Work to complete: Reproduce the listing exactly and skip over any pictures.

Source data:
[START]

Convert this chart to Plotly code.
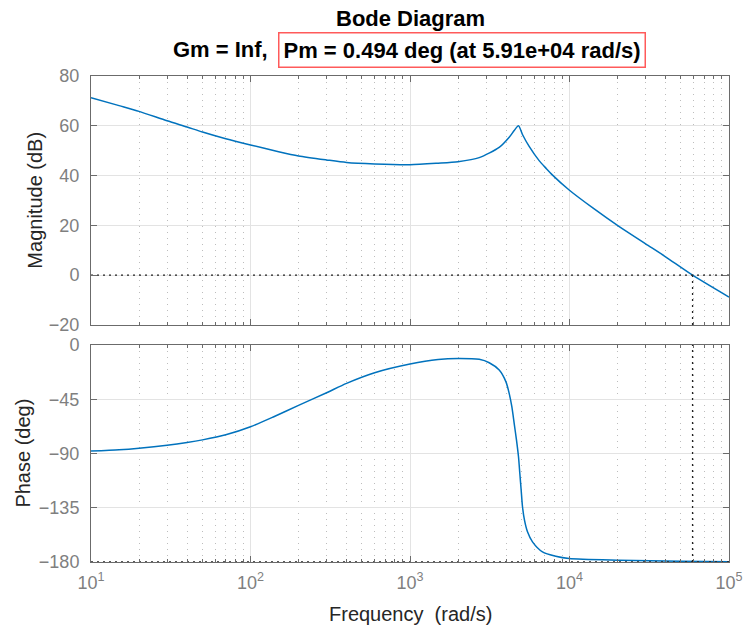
import plotly.graph_objects as go

# ---- data ----
freq_mag = [10, 15, 20, 30, 40, 50, 70, 100, 150, 200, 300, 400, 600, 1000, 1500, 2000,
            2716, 3623, 4188, 4500, 4786, 5080, 5586, 6450, 7110, 7800, 9950, 14000,
            20400, 30000, 40000, 59100, 100000]
mag_db = [71.3, 68.1, 65.8, 62.0, 59.5, 57.5, 54.8, 52.3, 49.6, 47.9, 46.3, 45.3, 44.7, 44.4,
          45.0, 45.6, 47.2, 51.3, 55.4, 58.1, 60.0, 56.4, 51.7, 46.0, 43.0, 40.3, 34.2, 27.0,
          19.6, 12.6, 7.4, 0.0, -8.8]

freq_phase = [10, 15, 20, 30, 40, 50, 70, 100, 140, 200, 300, 400, 600, 1000, 1500, 2000,
              2716, 3139, 3625, 3990, 4186, 4350, 4499, 4653, 4789, 4882, 4977, 5074, 5222,
              5453, 5861, 6768, 8204, 9943, 20400, 50000, 100000]
phase_deg = [-88.0, -86.9, -85.6, -83.2, -80.9, -78.7, -74.5, -67.8, -59.5, -50.1, -39.6,
             -31.8, -23.0, -15.8, -12.0, -11.1, -11.9, -14.7, -20.8, -30.4, -40.1, -51.2,
             -65.0, -78.9, -92.7, -106.6, -120.4, -134.2, -145.3, -155.0, -163.3, -171.6,
             -175.2, -177.1, -178.5, -179.4, -179.8]

gain_margin = "Inf"
phase_margin = 0.494          # deg
crossover_freq = 5.91e4       # rad/s

x_tickvals = [10, 100, 1000, 10000, 100000]
x_ticktext = ["10<sup>1</sup>", "10<sup>2</sup>", "10<sup>3</sup>", "10<sup>4</sup>", "10<sup>5</sup>"]
x_minor = [m * 10 ** k for k in range(1, 5) for m in range(2, 10)]
mag_ticks = [-20, 0, 20, 40, 60, 80]
phase_ticks = [-180, -135, -90, -45, 0]

# ---- styling ----
FONT = "Liberation Sans, Arial, Helvetica, sans-serif"
BLUE = "#0072BD"
FRAME = "#6b6b6b"
TICKC = "#7f7f7f"
LABELC = "#262626"
GRID = "#e3e3e3"
MINORGRID = "#bdbdbd"

fig = go.Figure()
fig.add_trace(go.Scatter(x=freq_mag, y=mag_db, xaxis="x", yaxis="y", mode="lines",
                         line=dict(color=BLUE, width=1.5, shape="spline", smoothing=0.7),
                         showlegend=False, hoverinfo="skip"))
fig.add_trace(go.Scatter(x=freq_phase, y=phase_deg, xaxis="x2", yaxis="y2", mode="lines",
                         line=dict(color=BLUE, width=1.5, shape="spline", smoothing=0.7),
                         showlegend=False, hoverinfo="skip"))

# margin reference lines (0 dB, -180 deg, crossover frequency)
dot = dict(color="#222222", width=1.3, dash="2px,4px")
fig.add_trace(go.Scatter(x=[10, 1e5], y=[0, 0], xaxis="x", yaxis="y", mode="lines",
                         line=dot, showlegend=False, hoverinfo="skip"))
fig.add_trace(go.Scatter(x=[crossover_freq, crossover_freq], y=[-20, 0], xaxis="x", yaxis="y",
                         mode="lines", line=dot, showlegend=False, hoverinfo="skip"))
fig.add_trace(go.Scatter(x=[10, 1e5], y=[-180, -180], xaxis="x2", yaxis="y2", mode="lines",
                         line=dot, showlegend=False, hoverinfo="skip"))
fig.add_trace(go.Scatter(x=[crossover_freq, crossover_freq], y=[-180, 0], xaxis="x2", yaxis="y2",
                         mode="lines", line=dot, showlegend=False, hoverinfo="skip"))

common_x = dict(type="log", range=[1, 5], tickmode="array", tickvals=x_tickvals,
                ticktext=x_ticktext, ticks="inside", ticklen=6, tickcolor=FRAME,
                showline=True, linecolor=FRAME, linewidth=1, mirror="allticks",
                showgrid=True, gridcolor=GRID, gridwidth=1, zeroline=False,
                automargin=False,
                minor=dict(tickmode="array", tickvals=x_minor, ticks="inside", ticklen=3,
                           tickcolor=FRAME, showgrid=True, gridcolor=MINORGRID,
                           griddash="1px,5px", gridwidth=1),
                tickfont=dict(family=FONT, size=18, color=TICKC))
common_y = dict(ticks="inside", ticklen=6, tickcolor=FRAME, showline=True, linecolor=FRAME,
                linewidth=1, mirror="allticks", showgrid=True, gridcolor=GRID, gridwidth=1,
                zeroline=False, automargin=False, ticklabelstandoff=7,
                tickfont=dict(family=FONT, size=18, color=TICKC))

fig.update_layout(
    width=747, height=633,
    margin=dict(l=91, r=18, t=76, b=71),
    paper_bgcolor="white", plot_bgcolor="white",
    xaxis=dict(common_x, domain=[0, 1], anchor="y", showticklabels=False),
    xaxis2=dict(common_x, domain=[0, 1], anchor="y2", matches="x", ticklabelstandoff=4),
    yaxis=dict(common_y, domain=[0.4877, 1], anchor="x", range=[-20, 80],
               tickmode="array", tickvals=mag_ticks),
    yaxis2=dict(common_y, domain=[0, 0.4465], anchor="x2", range=[-180, 0],
                tickmode="array", tickvals=phase_ticks),
)

TSIZE = 22
ann = []
ann.append(dict(text="<b>Bode Diagram</b>", xref="paper", yref="paper", x=0.5, y=1.119,
                xanchor="center", yanchor="middle", showarrow=False,
                font=dict(family=FONT, size=TSIZE, color="#000000")))
ann.append(dict(text=f"<b>Gm = {gain_margin},</b>", xref="paper", yref="paper", x=0.2810,
                y=1.0535, xanchor="right", yanchor="middle", showarrow=False,
                font=dict(family=FONT, size=TSIZE, color="#000000")))
ann.append(dict(text=f"<b>Pm = {phase_margin} deg (at {crossover_freq:.2e} rad/s)</b>",
                xref="paper", yref="paper", x=0.5815, y=1.0525, xanchor="center",
                yanchor="middle", showarrow=False, bordercolor="#ff5a5a", borderwidth=1.5,
                borderpad=4, font=dict(family=FONT, size=TSIZE, color="#000000")))
ann.append(dict(text="Magnitude (dB)", xref="paper", yref="paper", x=-0.0883, y=0.7449,
                xanchor="center", yanchor="middle", textangle=-90, showarrow=False,
                font=dict(family=FONT, size=20, color=LABELC)))
ann.append(dict(text="Phase (deg)", xref="paper", yref="paper", x=-0.1072, y=0.2243,
                xanchor="center", yanchor="middle", textangle=-90, showarrow=False,
                font=dict(family=FONT, size=20, color=LABELC)))
ann.append(dict(text="Frequency\u00a0 (rad/s)", xref="paper", yref="paper", x=0.5, y=-0.106,
                xanchor="center", yanchor="middle", showarrow=False,
                font=dict(family=FONT, size=20, color=LABELC)))
fig.update_layout(annotations=ann)

fig.write_html("out.html", config={"displayModeBar": False},
               post_script="document.body.style.margin='0';")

[END]

Answer to the task:
Convert this chart to Plotly code.
import plotly.graph_objects as go

# ---- data ----
freq_mag = [10, 15, 20, 30, 40, 50, 70, 100, 150, 200, 300, 400, 600, 1000, 1500, 2000,
            2716, 3623, 4188, 4500, 4786, 5080, 5586, 6450, 7110, 7800, 9950, 14000,
            20400, 30000, 40000, 59100, 100000]
mag_db = [71.3, 68.1, 65.8, 62.0, 59.5, 57.5, 54.8, 52.3, 49.6, 47.9, 46.3, 45.3, 44.7, 44.4,
          45.0, 45.6, 47.2, 51.3, 55.4, 58.1, 60.0, 56.4, 51.7, 46.0, 43.0, 40.3, 34.2, 27.0,
          19.6, 12.6, 7.4, 0.0, -8.8]

freq_phase = [10, 15, 20, 30, 40, 50, 70, 100, 140, 200, 300, 400, 600, 1000, 1500, 2000,
              2716, 3139, 3625, 3990, 4186, 4350, 4499, 4653, 4789, 4882, 4977, 5074, 5222,
              5453, 5861, 6768, 8204, 9943, 20400, 50000, 100000]
phase_deg = [-88.0, -86.9, -85.6, -83.2, -80.9, -78.7, -74.5, -67.8, -59.5, -50.1, -39.6,
             -31.8, -23.0, -15.8, -12.0, -11.1, -11.9, -14.7, -20.8, -30.4, -40.1, -51.2,
             -65.0, -78.9, -92.7, -106.6, -120.4, -134.2, -145.3, -155.0, -163.3, -171.6,
             -175.2, -177.1, -178.5, -179.4, -179.8]

gain_margin = "Inf"
phase_margin = 0.494          # deg
crossover_freq = 5.91e4       # rad/s

x_tickvals = [10, 100, 1000, 10000, 100000]
x_ticktext = ["10<sup>1</sup>", "10<sup>2</sup>", "10<sup>3</sup>", "10<sup>4</sup>", "10<sup>5</sup>"]
x_minor = [m * 10 ** k for k in range(1, 5) for m in range(2, 10)]
mag_ticks = [-20, 0, 20, 40, 60, 80]
phase_ticks = [-180, -135, -90, -45, 0]

# ---- styling ----
FONT = "Liberation Sans, Arial, Helvetica, sans-serif"
BLUE = "#0072BD"
FRAME = "#6b6b6b"
TICKC = "#7f7f7f"
LABELC = "#262626"
GRID = "#e3e3e3"
MINORGRID = "#bdbdbd"

fig = go.Figure()
fig.add_trace(go.Scatter(x=freq_mag, y=mag_db, xaxis="x", yaxis="y", mode="lines",
                         line=dict(color=BLUE, width=1.5, shape="spline", smoothing=0.7),
                         showlegend=False, hoverinfo="skip"))
fig.add_trace(go.Scatter(x=freq_phase, y=phase_deg, xaxis="x2", yaxis="y2", mode="lines",
                         line=dict(color=BLUE, width=1.5, shape="spline", smoothing=0.7),
                         showlegend=False, hoverinfo="skip"))

# margin reference lines (0 dB, -180 deg, crossover frequency)
dot = dict(color="#222222", width=1.3, dash="2px,4px")
fig.add_trace(go.Scatter(x=[10, 1e5], y=[0, 0], xaxis="x", yaxis="y", mode="lines",
                         line=dot, showlegend=False, hoverinfo="skip"))
fig.add_trace(go.Scatter(x=[crossover_freq, crossover_freq], y=[-20, 0], xaxis="x", yaxis="y",
                         mode="lines", line=dot, showlegend=False, hoverinfo="skip"))
fig.add_trace(go.Scatter(x=[10, 1e5], y=[-180, -180], xaxis="x2", yaxis="y2", mode="lines",
                         line=dot, showlegend=False, hoverinfo="skip"))
fig.add_trace(go.Scatter(x=[crossover_freq, crossover_freq], y=[-180, 0], xaxis="x2", yaxis="y2",
                         mode="lines", line=dot, showlegend=False, hoverinfo="skip"))

common_x = dict(type="log", range=[1, 5], tickmode="array", tickvals=x_tickvals,
                ticktext=x_ticktext, ticks="inside", ticklen=6, tickcolor=FRAME,
                showline=True, linecolor=FRAME, linewidth=1, mirror="allticks",
                showgrid=True, gridcolor=GRID, gridwidth=1, zeroline=False,
                automargin=False,
                minor=dict(tickmode="array", tickvals=x_minor, ticks="inside", ticklen=3,
                           tickcolor=FRAME, showgrid=True, gridcolor=MINORGRID,
                           griddash="1px,5px", gridwidth=1),
                tickfont=dict(family=FONT, size=18, color=TICKC))
common_y = dict(ticks="inside", ticklen=6, tickcolor=FRAME, showline=True, linecolor=FRAME,
                linewidth=1, mirror="allticks", showgrid=True, gridcolor=GRID, gridwidth=1,
                zeroline=False, automargin=False, ticklabelstandoff=7,
                tickfont=dict(family=FONT, size=18, color=TICKC))

fig.update_layout(
    width=747, height=633,
    margin=dict(l=91, r=18, t=76, b=71),
    paper_bgcolor="white", plot_bgcolor="white",
    xaxis=dict(common_x, domain=[0, 1], anchor="y", showticklabels=False),
    xaxis2=dict(common_x, domain=[0, 1], anchor="y2", matches="x", ticklabelstandoff=4),
    yaxis=dict(common_y, domain=[0.4877, 1], anchor="x", range=[-20, 80],
               tickmode="array", tickvals=mag_ticks),
    yaxis2=dict(common_y, domain=[0, 0.4465], anchor="x2", range=[-180, 0],
                tickmode="array", tickvals=phase_ticks),
)

TSIZE = 22
ann = []
ann.append(dict(text="<b>Bode Diagram</b>", xref="paper", yref="paper", x=0.5, y=1.119,
                xanchor="center", yanchor="middle", showarrow=False,
                font=dict(family=FONT, size=TSIZE, color="#000000")))
ann.append(dict(text=f"<b>Gm = {gain_margin},</b>", xref="paper", yref="paper", x=0.2810,
                y=1.0535, xanchor="right", yanchor="middle", showarrow=False,
                font=dict(family=FONT, size=TSIZE, color="#000000")))
ann.append(dict(text=f"<b>Pm = {phase_margin} deg (at {crossover_freq:.2e} rad/s)</b>",
                xref="paper", yref="paper", x=0.5815, y=1.0525, xanchor="center",
                yanchor="middle", showarrow=False, bordercolor="#ff5a5a", borderwidth=1.5,
                borderpad=4, font=dict(family=FONT, size=TSIZE, color="#000000")))
ann.append(dict(text="Magnitude (dB)", xref="paper", yref="paper", x=-0.0883, y=0.7449,
                xanchor="center", yanchor="middle", textangle=-90, showarrow=False,
                font=dict(family=FONT, size=20, color=LABELC)))
ann.append(dict(text="Phase (deg)", xref="paper", yref="paper", x=-0.1072, y=0.2243,
                xanchor="center", yanchor="middle", textangle=-90, showarrow=False,
                font=dict(family=FONT, size=20, color=LABELC)))
ann.append(dict(text="Frequency\u00a0 (rad/s)", xref="paper", yref="paper", x=0.5, y=-0.106,
                xanchor="center", yanchor="middle", showarrow=False,
                font=dict(family=FONT, size=20, color=LABELC)))
fig.update_layout(annotations=ann)

fig.write_html("out.html", config={"displayModeBar": False},
               post_script="document.body.style.margin='0';")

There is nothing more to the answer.